En avril 2016, un séisme secoue le monde de l’art. Un tableau perdu du Caravage aurait réapparu. Découvert par hasard dans une propriété de la région toulousaine, il s’agit d’une nouvelle représentation de Judith égorgeant Holopherne. L’excitation est à son comble dans le milieu de l’art! L’attribution est débattue, les spécialistes se disputent au sujet du tableau, le ministère français de la Culture bloque son exportation, la curiosité du public augmente et le marché s’emballe… Le tableau est estimé à 120 millions d’euros aux enchères : un record pour un tableau ancien.

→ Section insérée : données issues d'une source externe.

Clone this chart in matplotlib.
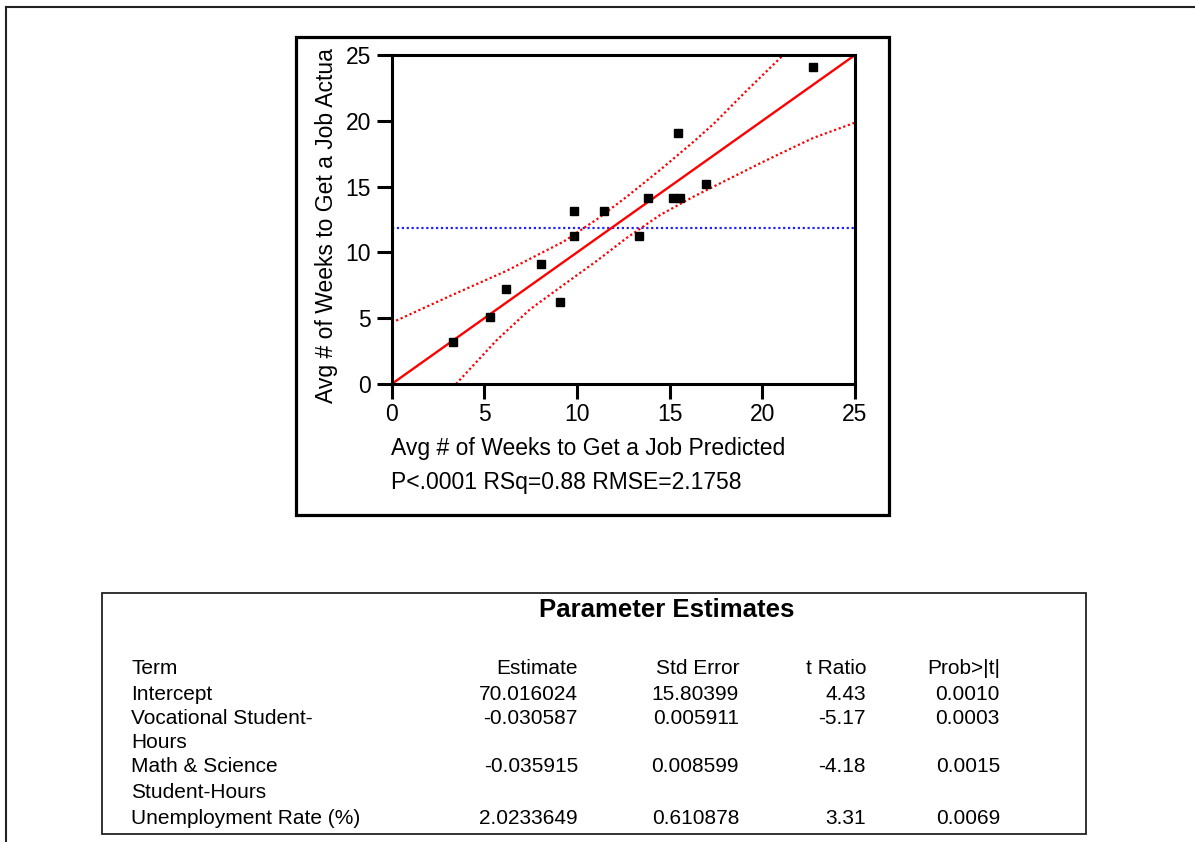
import matplotlib
matplotlib.use("Agg")
import matplotlib.pyplot as plt
from matplotlib.patches import Rectangle
from matplotlib.lines import Line2D

plt.rcParams['font.family'] = ['Liberation Sans', 'DejaVu Sans']

# Points: predicted vs actual average weeks to get a job
predicted = [3.31, 5.30, 6.18, 8.07, 9.07, 9.82, 9.82, 11.46, 13.33, 13.83,
             15.20, 15.57, 15.47, 16.96, 22.72]
actual = [3.19, 5.11, 7.20, 9.12, 6.23, 13.15, 11.22, 13.15, 11.22, 14.11,
          14.11, 14.11, 19.10, 15.22, 24.09]

# fit line (actual = predicted) and mean of actual
fit_slope = 1.0
fit_intercept = 0.0
fit_x = [0, 25]
mean_actual = 11.85

# confidence curves
upper_x = [0, 3.15, 6.2, 9.26, 11.06, 12.68, 14.48, 16.28, 17.36, 19.16, 21.13]
upper_y = [4.66, 6.69, 8.6, 10.81, 12.50, 14.23, 16.26, 18.40, 19.75, 22.30, 25.0]
lower_x = [3.47, 5.67, 7.46, 9.26, 11.06, 12.68, 14.48, 16.28, 18.08, 19.88, 20.95, 22.75, 25]
lower_y = [0.0, 3.34, 5.67, 7.52, 9.35, 11.10, 12.84, 14.23, 15.50, 16.77, 17.50, 18.70, 19.86]

# parameter estimates table
terms = ["Intercept", "Vocational Student-\nHours", "Math & Science\nStudent-Hours",
         "Unemployment Rate (%)"]
estimates = ["70.016024", "-0.030587", "-0.035915", "2.0233649"]
std_errors = ["15.80399", "0.005911", "0.008599", "0.610878"]
t_ratios = ["4.43", "-5.17", "-4.18", "3.31"]
probs = ["0.0010", "0.0003", "0.0015", "0.0069"]
headers = ["Term", "Estimate", "Std Error", "t Ratio", "Prob>|t|"]

W, H = 1195, 842
fig = plt.figure(figsize=(W / 100, H / 100), dpi=100)


def fx(px):
    return px / W


def fy(py):
    return 1 - py / H


# outer frame (only top and left show)
fig.add_artist(Line2D([fx(6), fx(6)], [fy(7), fy(842)], color='#222222', lw=1.5))
fig.add_artist(Line2D([fx(6), fx(1195)], [fy(7), fy(7)], color='#222222', lw=1.5))

# frame around the plot
fig.add_artist(Rectangle((fx(296), fy(515)), fx(889) - fx(296), fy(37) - fy(515),
                         fill=False, ec='black', lw=2.3, transform=fig.transFigure))

ax = fig.add_axes([fx(391.7), fy(384), fx(855) - fx(391.7), fy(55) - fy(384)])
ax.set_xlim(0, 25)
ax.set_ylim(0, 25)

ax.axhline(mean_actual, color='#2222ff', lw=1.6, ls=(0, (1, 1.2)))
ax.plot(fit_x, [fit_slope * v + fit_intercept for v in fit_x], color='red', lw=1.7)
ax.plot(upper_x, upper_y, color='red', lw=1.6, ls=(0, (1, 1.2)))
ax.plot(lower_x, lower_y, color='red', lw=1.6, ls=(0, (1, 1.2)))
ax.plot(predicted, actual, 's', color='black', markersize=5.5, zorder=5)

ax.set_xticks([0, 5, 10, 15, 20, 25])
ax.set_yticks([0, 5, 10, 15, 20, 25])
ax.tick_params(direction='out', length=11, width=2.2, labelsize=16.5)
ax.tick_params(axis='x', pad=3)
ax.tick_params(axis='y', pad=4)
for s in ax.spines.values():
    s.set_linewidth(2.2)

fig.text(fx(391), fy(449), "Avg # of Weeks to Get a Job Predicted", fontsize=16.5,
         ha='left', va='center')
fig.text(fx(391), fy(483), "P<.0001 RSq=0.88 RMSE=2.1758", fontsize=16.5,
         ha='left', va='center')
fig.text(fx(327), fy(403), "Avg # of Weeks to Get a Job Actua", fontsize=16.5,
         rotation=90, rotation_mode='anchor', ha='left', va='center')

# table box
fig.add_artist(Rectangle((fx(101.5), fy(834)), fx(1086) - fx(101.5), fy(593) - fy(834),
                         fill=False, ec='#222222', lw=1.3, transform=fig.transFigure))
fig.text(fx(667), fy(610), "Parameter Estimates", fontsize=18.5, fontweight='bold',
         ha='center', va='center')

fs = 15
col_x = [131, 578, 739, 866, 1000]
col_ha = ['left', 'right', 'right', 'right', 'right']
header_y = 667
for j in range(len(headers)):
    fig.text(fx(col_x[j]), fy(header_y), headers[j], fontsize=fs, ha=col_ha[j],
             va='center_baseline')

row_y = [692, 716, 765, 816]
for i in range(len(terms)):
    y = fy(row_y[i])
    lines = terms[i].split('\n')
    for k in range(len(lines)):
        fig.text(fx(131), fy(row_y[i] + 25 * k), lines[k], fontsize=fs, ha='left',
                 va='center_baseline')
    vals = [estimates[i], std_errors[i], t_ratios[i], probs[i]]
    for j in range(4):
        fig.text(fx(col_x[j + 1]), y, vals[j], fontsize=fs, ha='right', va='center_baseline')

fig.savefig("out.png", dpi=100)
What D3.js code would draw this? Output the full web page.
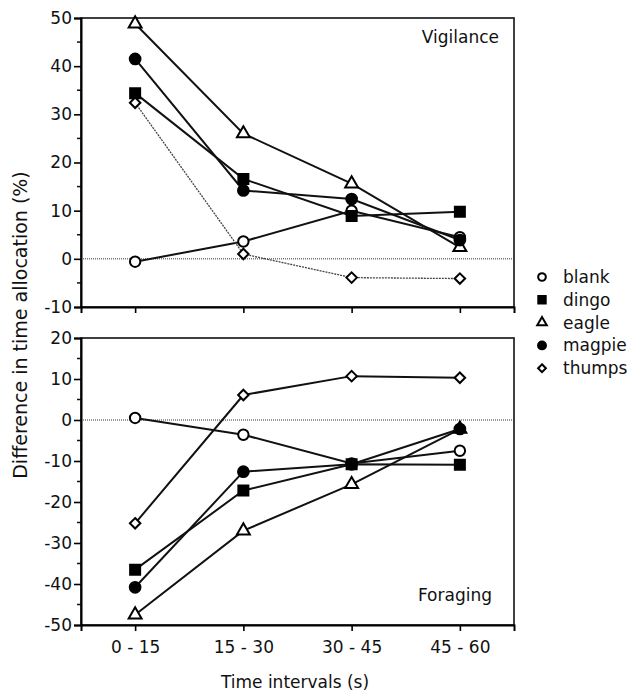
<!DOCTYPE html>
<html>
<head>
<meta charset="utf-8">
<script src="https://cdn.jsdelivr.net/npm/d3@7"></script>
<style>
  body { margin: 0; background: #fff; }
  text { font-family: "DejaVu Sans", sans-serif; fill: #111; }
</style>
</head>
<body>
<div id="vis"></div>
<script>
// data
var intervals = ["0 - 15", "15 - 30", "30 - 45", "45 - 60"]
var species = ["blank", "dingo", "eagle", "magpie", "thumps"]

var vigBlank  = [-0.6, 3.6, 10, 4.5]
var vigDingo  = [34.4, 16.6, 8.9, 9.8]
var vigEagle  = [48.8, 26, 15.6, 2.4]
var vigMagpie = [41.5, 14.2, 12.4, 3.9]
var vigThumps = [32.4, 1, -3.9, -4.1]

var forBlank  = [0.5, -3.6, -10.6, -7.5]
var forDingo  = [-36.5, -17.2, -10.8, -10.9]
var forEagle  = [-47.5, -27, -15.7, -2.2]
var forMagpie = [-40.8, -12.6, -10.8, -2.2]
var forThumps = [-25.2, 6.1, 10.7, 10.3]

var vigTicks = [-10, 0, 10, 20, 30, 40, 50]
var forTicks = [-50, -40, -30, -20, -10, 0, 10, 20]

var width = 630, height = 694
var left = 81, right = 514

var svg = d3.select("#vis").append("svg")
  .attr("width", width)
  .attr("height", height)

var x = d3.scalePoint()
  .domain(intervals)
  .range([left, right])
  .padding(0.5)

// marker shapes per species
var shapes = {
  blank:  {type: d3.symbolCircle,   fill: "#fff"},
  dingo:  {type: d3.symbolSquare,   fill: "#000"},
  eagle:  {type: d3.symbolTriangle, fill: "#fff"},
  magpie: {type: d3.symbolCircle,   fill: "#000"},
  thumps: {type: d3.symbolDiamond2, fill: "#fff"}
}
var sizes = {blank: 85, dingo: 100, eagle: 72, magpie: 90, thumps: 70}

function panel(top, bottom, domain, ticks, series, label, labelY, thinThumps) {
  var y = d3.scaleLinear().domain(domain).range([bottom, top])
  var g = svg.append("g")

  // frame
  g.append("rect")
    .attr("x", left).attr("y", top)
    .attr("width", right - left).attr("height", bottom - top)
    .attr("fill", "none").attr("stroke", "#111").attr("stroke-width", 1.6)

  // zero line
  g.append("line")
    .attr("x1", left).attr("x2", right)
    .attr("y1", y(0)).attr("y2", y(0))
    .attr("stroke", "#333").attr("stroke-width", 1)
    .attr("stroke-dasharray", "1,1")

  // minor ticks
  var minor = d3.range(domain[0] + 5, domain[1], 10)
  g.selectAll(".minor").data(minor).enter().append("line")
    .attr("x1", left - 4).attr("x2", left)
    .attr("y1", d => y(d)).attr("y2", d => y(d))
    .attr("stroke", "#111").attr("stroke-width", 1.5)

  var yAxis = g.append("g")
    .attr("transform", `translate(${left},0)`)
    .call(d3.axisLeft(y).tickValues(ticks).tickFormat(d => String(d)).tickSize(7).tickPadding(2))
  yAxis.select(".domain").attr("stroke-width", 2)
  yAxis.selectAll(".tick line").attr("stroke-width", 1.6)
  yAxis.selectAll("text").style("font-size", "17px").attr("fill", "#111")

  var xAxis = g.append("g")
    .attr("transform", `translate(0,${bottom})`)
    .call(d3.axisBottom(x).tickSize(6).tickPadding(10))
  xAxis.select(".domain").attr("stroke-width", 2)
  xAxis.selectAll(".tick line").attr("stroke-width", 1.6)
  xAxis.selectAll("text").style("font-size", "17px").attr("fill", "#111")
    .style("display", label == "Foraging" ? null : "none")

  var line = d3.line()
    .x((d, i) => x(intervals[i]))
    .y(d => y(d))

  species.forEach(function(s) {
    var thin = thinThumps && s == "thumps"
    g.append("path")
      .datum(series[s])
      .attr("d", line)
      .attr("fill", "none")
      .attr("stroke", thin ? "#444" : "#111")
      .attr("stroke-width", thin ? 1.3 : 2)
      .attr("stroke-dasharray", thin ? "2,1" : null)
  })

  species.forEach(function(s) {
    g.selectAll(".m-" + s).data(series[s]).enter().append("path")
      .attr("transform", (d, i) => `translate(${x(intervals[i])},${y(d)})`)
      .attr("d", d3.symbol().type(shapes[s].type).size(sizes[s]))
      .attr("fill", shapes[s].fill)
      .attr("stroke", "#000")
      .attr("stroke-width", 2)
  })

  g.append("text")
    .attr("x", right - 15 - (label == "Foraging" ? 7 : 0))
    .attr("y", labelY)
    .attr("text-anchor", "end")
    .style("font-size", "17px")
    .text(label)
}

panel(18, 307, [-10, 50], vigTicks,
  {blank: vigBlank, dingo: vigDingo, eagle: vigEagle, magpie: vigMagpie, thumps: vigThumps},
  "Vigilance", 43, true)

panel(338, 625, [-50, 20], forTicks,
  {blank: forBlank, dingo: forDingo, eagle: forEagle, magpie: forMagpie, thumps: forThumps},
  "Foraging", 601, false)

// legend
var legend = svg.append("g").attr("transform", "translate(542,277)")
species.forEach(function(s, i) {
  var row = legend.append("g").attr("transform", `translate(0,${i * 22.8})`)
  row.append("path")
    .attr("d", d3.symbol().type(shapes[s].type).size(sizes[s] * 0.55))
    .attr("fill", shapes[s].fill)
    .attr("stroke", "#000")
    .attr("stroke-width", 2)
  row.append("text")
    .attr("x", 21).attr("y", 6)
    .style("font-size", "17px")
    .text(s)
})

// axis titles
svg.append("text")
  .attr("transform", "translate(27,325) rotate(-90)")
  .attr("text-anchor", "middle")
  .style("font-size", "19px")
  .text("Difference in time allocation (%)")

svg.append("text")
  .attr("x", 295).attr("y", 688)
  .attr("text-anchor", "middle")
  .style("font-size", "17px")
  .text("Time intervals (s)")
</script>
</body>
</html>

L’affaire Caravage c’est une rencontre entre l’art du tournant du 17e siècle et le marché de l’art du 21e, la recherche en histoire de l’art et les enjeux commerciaux qui y sont rattachés. Et le mélange que propose Frédéric Biamonti est réussi.
Michelangelo Merisi da Caravaggio, dit le Caravage, artiste à la vie mythique ayant vécu à la charnière du 16e et du 17e siècles, est l’instigateur du mouvement stylistique qui en tire son nom : le caravagisme. Caractérisées par des clairs-obscurs puissants et une violence évidente, ses oeuvres détiennent un pouvoir émotionnel hors norme qui en fait un peintre incontournable. Encore aujourd’hui, il demeure une source d’inspiration pour de nombreux artistes contemporains.
C’est ainsi que Biamonti le présente dans L’affaire Caravage, évoquant notamment sa touche à l’avant-garde de l’expressionnisme. Ces comparaisons, soyons honnêtes, ont des allures de déjà vu. Il semble que cette façon d’identifier les maîtres de la Renaissance comme des précurseurs des mouvances actuelles soit un procédé fréquent dans les films traitant d’art ancien. Comme si ça légitimait le fait d’en parler. Mais, ici, la fortune critique du Caravage est fondamentale. Elle permet la réunion des deux aspects de ce documentaire: l’art du 17e siècle et le marché de l’art actuel, un assemblage savamment orchestré.
En effet, L’affaire Caravage nous transporte dans le récit du tableau perdu Judith et Holopherne, de sa découverte à sa vente, en passant par les multiples expertises. Il montre, ce faisant, différentes méthodes d’analyse utilisées en histoire de l’art afin de révéler la généalogie du tableau. Cet odyssée est en outre l’occasion d’entrer dans les ressorts du monde, presque répugnant, des enchères et de la spéculation du marché de l’art. Cet amalgame produit un documentaire intrigant, qui nous tient en haleine du début à la fin.
On pourrait reprocher à Biamonti les procédés sensationnalistes utilisés pour accompagner les propos: la musique aux allures de suspenses par exemple. Certes, le scénario d’enquête est bien à la mode dans les documentaires traitant d’art ancien… Il constitue évidemment un moyen efficace d’attiser l’intérêt pour la culture mais, face à cet engouement qui ne semble pouvoir être créé autrement, je ne peux m’empêcher d’être amère.
En même temps, j’aime bien pensé, à l’instar d’un chercheur que j’admire beaucoup, que nous, les historiens de l’art, sommes en quelques sortes des détectives. Quoi de mieux pour convaincre de la pertinence de notre travail que de le montrer ainsi?